Louis Essen was undoubtedly a very clever chap, but being clever does not make you right. Time dilation and other predictions of SR and GR have been observed, so any criticism of Einstein that simply picks at his thought experiments is simply not good enough.

As I have said before if, you can pull a theory "out of your ass" that is as good as Einstein's in matching observation and - more importantly - predicting new phenomena, please let me know. Until then, the charge of being a pompous windbag and crank will stand.

Submitted by Anonymous (not verified) on 02 Feb 2009 - 21:30 Permalink

Re: Dingle Poor Dingle has been shot at, ridiculed, abused, ignored, publicly humiliated, and yet nobody was able to address and solve the logical error that pretty much kills the Special theory of relativity. Certainly physicists are not in a hurry to do that. I am a father of twin boys. Sometimes one of them goes out. The moment he steps out, he could be traveling the speed of light or not. In the end it does not matter, the boy will come back as old and tall and massive as before. Why? Because I did not measure him. I would really like to hear a logical refutation of twin paradox. NO math. Can you do that?
Submitted by Wandering Phys… (not verified) on 13 Jul 2009 - 22:21 Permalink

It's a bit late now, but you are correct about the twin paradox seemingly being insolvable in special relativity. However note that one (or both) of the twins must accelerate (or decelerate then accelerate) in order for them to meet again. Special relativity doesn't cover this. Apologies if this isn't your problem with it.
Submitted by Anonymous (not verified) on 08 Oct 2008 - 20:32 Permalink

For better or worse, your initial criticism of Winterflood appears to rely upon precisely the "flaw" that you criticize in his writing. Einstein's description of clocks and rulers in the 1905 paper relies upon the postulate that the speed of light is isotropic and uses that postulate to formulate a system of remote clocks which are said to be "synchronized" if a relationship which assumes that the speed of light is isotropic. This also relies upon a circular argument. The synchronization process relied upon works equally well in a moving system with asymmetric light propagation. As to the comment regarding two independent expanding spheres of light propagation, it is clear that only one event occurs no matter how many observers see it from any number of points of view. For example, if an interferometer produces stationary fringes on a screen, ALL observers will see the fringes as stationary. If they choose to adopt the postulates of Einstein, they may have differing explainations for the observation, but the fringes will remain stationary regardless of the speed and direction of the multiple observers with regard to the apparatus.
Submitted by Alfred Armstrong on 15 Oct 2008 - 15:02 Permalink

You misunderstand the point: if a theory postulates X is not Y, you cannot criticise that theory simply by assuming X is Y. My criticism of Winterflood thus has nothing to do with the truth or otherwise of Relativity, merely with his flawed understanding of it.

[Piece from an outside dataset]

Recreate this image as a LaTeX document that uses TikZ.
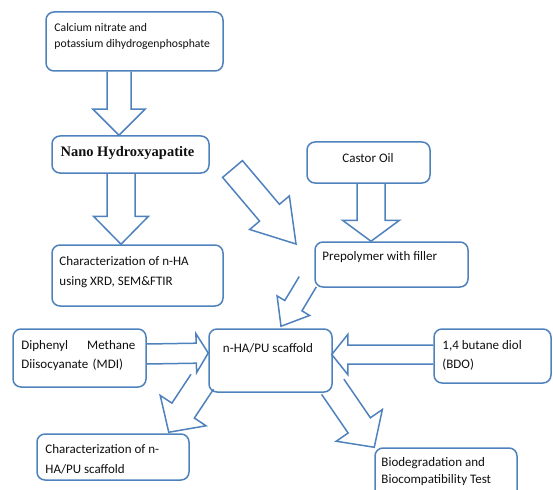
\documentclass[tikz,border=0pt]{standalone}
\usepackage{fontspec}
\setmainfont{Carlito}
\newfontfamily\timesfont{Liberation Serif}
\usetikzlibrary{calc,positioning}
\definecolor{hblue}{RGB}{79,129,189}
\definecolor{inkgrey}{RGB}{15,15,15}

\tikzset{
  box/.style={draw=hblue, line width=1.5pt, rounded corners=8pt, inner sep=0pt},
  txt/.style={inner sep=0pt, anchor=north west, align=left, text=inkgrey, font=\fontsize{13}{20}\selectfont},
  blk/.style={draw=hblue, line width=1.5pt, line join=miter}
}
% hollow block arrow: [end of path], start, tip, shaft half width, head half width, head length
\newcommand{\blkarrow}[6][]{%
  \draw[blk] ($(#2)!#4!90:(#3)$) -- ($(#3)!#6!(#2)!#4!90:(#3)$) -- ($(#3)!#6!(#2)!#5!90:(#3)$)
    -- (#3) -- ($(#3)!#6!(#2)!#5!-90:(#3)$) -- ($(#3)!#6!(#2)!#4!-90:(#3)$) -- ($(#2)!#4!-90:(#3)$) #1;}

\begin{document}
\begin{tikzpicture}[x=1pt,y=-1pt]
\useasboundingbox (0,0) rectangle (553,489);
\clip (0,0) rectangle (553,489);

% boxes
\node[box, minimum width=177pt, minimum height=59pt] (salts) at (134.5,41.5) {};
\node[box, minimum width=157pt, minimum height=37pt] (hyd) at (130.5,154.5) {};
\node[box, minimum width=171pt, minimum height=61pt] (charha) at (137.5,275.5) {};
\node[box, minimum width=123pt, minimum height=41pt] (castor) at (368.5,162.5) {};
\node[box, minimum width=153pt, minimum height=45pt] (prepoly) at (391.5,264.5) {};
\node[box, minimum width=123pt, minimum height=63pt] (scaf) at (270.5,360.5) {};
\node[box, minimum width=133pt, minimum height=58pt] (mdi) at (79.5,358) {};
\node[box, minimum width=117pt, minimum height=54pt] (bdo) at (492.5,356) {};
\node[box, minimum width=152pt, minimum height=46pt] (charpu) at (113,457) {};
\node[box, minimum width=142pt, minimum height=57pt] (biodeg) at (446,476.5) {};

% texts
\node[txt, font=\fontsize{11.7}{16}\selectfont, below right=12pt and 9pt of salts.north west] (saltstxt)
  {Calcium nitrate and\\potassium dihydrogenphosphate};
\node[inner sep=0pt, text=inkgrey, font=\timesfont\bfseries\fontsize{14.5}{16}\selectfont] (hydtxt) at (127.5,153) {Nano Hydroxyapatite};
\node[txt, below right=12pt and 8pt of charha.north west] (charhatxt) {Characterization of n-HA\\using XRD, SEM\&FTIR};
\node[inner sep=0pt, text=inkgrey, font=\fontsize{13}{20}\selectfont] (castortxt) at (368,158) {Castor Oil};
\node[txt, below right=10pt and 8pt of prepoly.north west] (prepolytxt) {Prepolymer with filler};
\node[inner sep=0pt, text=inkgrey, font=\fontsize{13}{20}\selectfont] (scaftxt) at (268,348) {n-HA/PU scaffold};
\node[txt, text width=114pt, font=\fontsize{13}{19}\selectfont, below right=12pt and 9pt of mdi.north west] (mditxt)
  {Diphenyl\hfill Methane\\Diisocyanate (MDI)};
\node[txt, font=\fontsize{13}{19}\selectfont, below right=12pt and 9pt of bdo.north west] (bdotxt) {1,4 butane diol\\(BDO)};
\node[txt, below right=11pt and 9pt of charpu.north west] (charputxt) {Characterization of n-\\HA/PU scaffold};
\node[txt, font=\fontsize{13}{17.5}\selectfont, below right=10pt and 7pt of biodeg.north west] (biodegtxt)
  {Biodegradation and\\Biocompatibility Test};

% arrow ends
\coordinate (a1s) at ($(salts.south)+(-15.5,0)$);
\coordinate (a1e) at ($(hyd.north)+(-11.5,0)$);
\coordinate (a2s) at ($(hyd.south)+(-9.5,0)$);
\coordinate (a2e) at ($(charha.north)+(-16.5,0)$);
\coordinate (a3s) at ($(castor.south)+(2.5,0)$);
\coordinate (a3e) at ($(prepoly.north)+(-20.5,0)$);
\coordinate (a4s) at (232.5,169);
\coordinate (a4e) at (296,244);
\coordinate (a5s) at ($(prepoly.south west)+(-6.5,-6)$);
\coordinate (a5e) at ($(scaf.north)+(10.5,-2)$);
\coordinate (a6s) at ($(mdi.east)+(0,-4)$);
\coordinate (a6e) at ($(scaf.west)+(0,-7.5)$);
\coordinate (a7s) at ($(bdo.west)+(0,-1.5)$);
\coordinate (a7e) at ($(scaf.east)+(-1,-6)$);
\coordinate (a8s) at ($(scaf.south west)+(-6,-11)$);
\coordinate (a8e) at ($(charpu.north east)+(-21,-1)$);
\coordinate (a9s) at ($(scaf.south east)+(0,-6)$);
\coordinate (a9e) at (biodeg.north west);

% block arrows
\blkarrow{a1s}{a1e}{12pt}{26pt}{26pt}
\blkarrow{a2s}{a2e}{14pt}{27.5pt}{28pt}
\blkarrow{a3s}{a3e}{14pt}{28.5pt}{21pt}
\blkarrow[-- cycle]{a4s}{a4e}{13pt}{26pt}{41pt}
\blkarrow{a5s}{a5e}{10pt}{19pt}{24pt}
\blkarrow{a6s}{a6e}{10pt}{19.5pt}{12pt}
\blkarrow{a7s}{a7e}{9.5pt}{20pt}{16pt}
\blkarrow{a8s}{a8e}{13.5pt}{27.5pt}{26pt}
\blkarrow{a9s}{a9e}{13.5pt}{28pt}{26.5pt}
\end{tikzpicture}
\end{document}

Your own criticism of Einstein is too brief and vague to examine properly, but if Relativity were simply a logically circular interpretation of observation then it could not have been used to make, for example, verifiable predictions of the decay of sub-atomic particles.

You may not like Relativity but unless you are able to propose an alternative which not only explains observed phenomena but also makes non-trivial predictions, you are liable to be thought a kook.